I can't stress this enough but please enable OTP on your accounts. Facebook,
gmail, and even your Windows system if you are paranoid enough. Yeah it adds
some hassle - but the value of increased security far outweighs the hassle.
Also backup the OTP codes somewhere.

> Scammer was able to social engineer the cell phone company to forward his
> number

If they are in the US please tell us the name of the provider so we know not
to ever use them. This isn't the first this kind of attack has happened [1]
(shame on you DigitalOcean). I use Gandi and they state in their documentation
that they will not reset it if you ask them [2].

> Its so disturbing that there is absolute nothing you can do to reach Google
> once this happens.

It's a free service - what do you expect? I've heard this story many many
times. Yes - google makes billions in profits and could in theory hire someone
to handle gmail issues. But, they don't and it makes sense from a business
point of view (why spend money on a guy who will support a service that
doesn't make money?).

> It could happen on anyone's cell phone as well, how many fortune 500
> companies have higher up employees with cell phones and gmail accounts?

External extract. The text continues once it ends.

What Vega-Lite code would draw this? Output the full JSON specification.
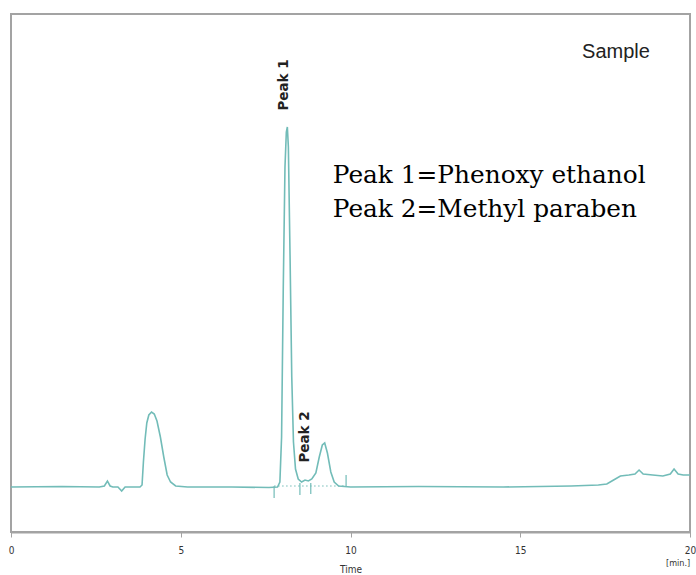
{
  "$schema": "https://vega.github.io/schema/vega-lite/v6.json",
  "width": 679,
  "height": 518,
  "autosize": "none",
  "padding": {"left": 11, "top": 14, "right": 6, "bottom": 43},
  "background": "white",
  "config": {
    "view": {"stroke": "#a3a3a3", "strokeWidth": 2},
    "axis": {"grid": false}
  },
  "datasets": {
    "trace": [
      {"t": 0, "s": 0}, {"t": 1.5, "s": 0.5}, {"t": 2.6, "s": 0}, {"t": 2.75, "s": 1},
      {"t": 2.84, "s": 6}, {"t": 2.92, "s": 1}, {"t": 3.0, "s": 0}, {"t": 3.15, "s": 0},
      {"t": 3.26, "s": -4}, {"t": 3.36, "s": 0}, {"t": 3.8, "s": 0}, {"t": 3.86, "s": 2},
      {"t": 3.9, "s": 25}, {"t": 3.95, "s": 48}, {"t": 4.0, "s": 64}, {"t": 4.06, "s": 72},
      {"t": 4.14, "s": 75}, {"t": 4.22, "s": 73}, {"t": 4.3, "s": 66}, {"t": 4.4, "s": 50},
      {"t": 4.5, "s": 30}, {"t": 4.6, "s": 12}, {"t": 4.7, "s": 5}, {"t": 4.85, "s": 1},
      {"t": 5.2, "s": 0}, {"t": 6.5, "s": 0}, {"t": 7.6, "s": -0.5}, {"t": 7.85, "s": 0},
      {"t": 7.92, "s": 5}, {"t": 7.97, "s": 50}, {"t": 8.02, "s": 200}, {"t": 8.07, "s": 320},
      {"t": 8.11, "s": 355}, {"t": 8.14, "s": 360}, {"t": 8.17, "s": 340}, {"t": 8.22, "s": 230},
      {"t": 8.27, "s": 110}, {"t": 8.32, "s": 45}, {"t": 8.38, "s": 18}, {"t": 8.46, "s": 8},
      {"t": 8.56, "s": 5}, {"t": 8.66, "s": 7}, {"t": 8.76, "s": 6}, {"t": 8.86, "s": 8},
      {"t": 8.98, "s": 14}, {"t": 9.08, "s": 30}, {"t": 9.17, "s": 42}, {"t": 9.24, "s": 44},
      {"t": 9.32, "s": 34}, {"t": 9.42, "s": 15}, {"t": 9.52, "s": 5}, {"t": 9.65, "s": 1},
      {"t": 10.0, "s": 0}, {"t": 12.0, "s": 0.5}, {"t": 14.5, "s": 0}, {"t": 16.5, "s": 1},
      {"t": 17.3, "s": 2}, {"t": 17.55, "s": 3}, {"t": 17.75, "s": 7}, {"t": 17.95, "s": 11},
      {"t": 18.2, "s": 12}, {"t": 18.38, "s": 13}, {"t": 18.5, "s": 17}, {"t": 18.62, "s": 13},
      {"t": 18.9, "s": 12}, {"t": 19.2, "s": 11}, {"t": 19.42, "s": 13}, {"t": 19.53, "s": 18},
      {"t": 19.65, "s": 13}, {"t": 19.8, "s": 12}, {"t": 20.0, "s": 12}
    ],
    "marks": [
      {"t": 7.75, "s1": 1, "s2": -11},
      {"t": 8.51, "s1": 4, "s2": -8},
      {"t": 8.83, "s1": 4, "s2": -7},
      {"t": 9.87, "s1": 12, "s2": 0}
    ]
  },
  "layer": [
    {
      "data": {"name": "trace"},
      "mark": {"type": "line", "color": "#72bcb8", "strokeWidth": 1.6, "clip": true},
      "encoding": {
        "x": {"field": "t", "type": "quantitative",
          "scale": {"domain": [0, 20], "nice": false, "zero": false},
          "axis": {"values": [0, 5, 10, 15, 20], "title": "Time", "titleFont": "DejaVu Sans Condensed",
            "titleFontSize": 10, "titleFontWeight": "normal", "titleColor": "#333", "titlePadding": 9,
            "labelFont": "DejaVu Sans Condensed", "labelFontSize": 10, "labelColor": "#333",
            "labelFlush": false, "labelBound": false, "labelOverlap": false, "labelPadding": 8,
            "domainColor": "#a3a3a3", "domainWidth": 2, "tickColor": "#a3a3a3", "tickSize": 5}},
        "y": {"field": "s", "type": "quantitative",
          "scale": {"domain": [-45, 473], "nice": false, "zero": false}, "axis": null}
      }
    },
    {
      "data": {"name": "marks"},
      "mark": {"type": "rule", "color": "#72bcb8", "strokeWidth": 1.2},
      "encoding": {
        "x": {"field": "t", "type": "quantitative"},
        "y": {"field": "s1", "type": "quantitative"},
        "y2": {"field": "s2"}
      }
    },
    {
      "data": {"values": [{"a": 7.75, "b": 9.87, "s": 1}]},
      "mark": {"type": "rule", "color": "#72bcb8", "strokeWidth": 1.2, "strokeDash": [1.5, 2.5]},
      "encoding": {
        "x": {"field": "a", "type": "quantitative"},
        "x2": {"field": "b"},
        "y": {"field": "s", "type": "quantitative"}
      }
    },
    {
      "data": {"values": [
        {"t": 8.04, "s": 402, "label": "Peak 1"},
        {"t": 8.66, "s": 50, "label": "Peak 2"}
      ]},
      "mark": {"type": "text", "angle": 270, "align": "center", "baseline": "middle",
        "font": "DejaVu Sans", "fontSize": 13.5, "fontWeight": "bold", "color": "#222"},
      "encoding": {
        "x": {"field": "t", "type": "quantitative"},
        "y": {"field": "s", "type": "quantitative"},
        "text": {"field": "label"}
      }
    },
    {
      "data": {"values": [{"t": 16.82, "s": 435, "label": "Sample"}]},
      "mark": {"type": "text", "align": "left", "baseline": "middle",
        "font": "Liberation Sans", "fontSize": 20, "color": "#222"},
      "encoding": {
        "x": {"field": "t", "type": "quantitative"},
        "y": {"field": "s", "type": "quantitative"},
        "text": {"field": "label"}
      }
    },
    {
      "data": {"values": [
        {"t": 9.48, "s": 311, "label": "Peak 1=Phenoxy ethanol"},
        {"t": 9.48, "s": 277, "label": "Peak 2=Methyl paraben"}
      ]},
      "mark": {"type": "text", "align": "left", "baseline": "middle",
        "font": "DejaVu Serif", "fontSize": 24.8, "color": "#000"},
      "encoding": {
        "x": {"field": "t", "type": "quantitative"},
        "y": {"field": "s", "type": "quantitative"},
        "text": {"field": "label"}
      }
    },
    {
      "data": {"values": [{"t": 19.65, "s": -76, "label": "[min.]"}]},
      "mark": {"type": "text", "align": "center", "baseline": "middle",
        "font": "DejaVu Sans Condensed", "fontSize": 9, "color": "#333"},
      "encoding": {
        "x": {"field": "t", "type": "quantitative"},
        "y": {"field": "s", "type": "quantitative"},
        "text": {"field": "label"}
      }
    }
  ]
}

If a Fortune 500 company uses gmail they would buy the google apps for work.
If they buy google apps for work they get an 800 number to call if they have
problems (and most likely a dedicated account rep because they are probably
buying 1000s of accounts).

> Imagine in the future trusting google with a self driving car and home
> automation

Again - you would be giving money to google. And in return you will get
support. I'm not saying Google is perfect but if self driving cars become a
thing I'm sure (hope) there will be an 800 number you can call when your car
becomes sentient.

[1] -
[https://news.ycombinator.com/item?id=9596258](https://news.ycombinator.com/item?id=9596258)

[2] - [https://wiki.gandi.net/en/hosting/gandi-expert/change-
root-p...](https://wiki.gandi.net/en/hosting/gandi-expert/change-root-passwd-
in-expert-mode)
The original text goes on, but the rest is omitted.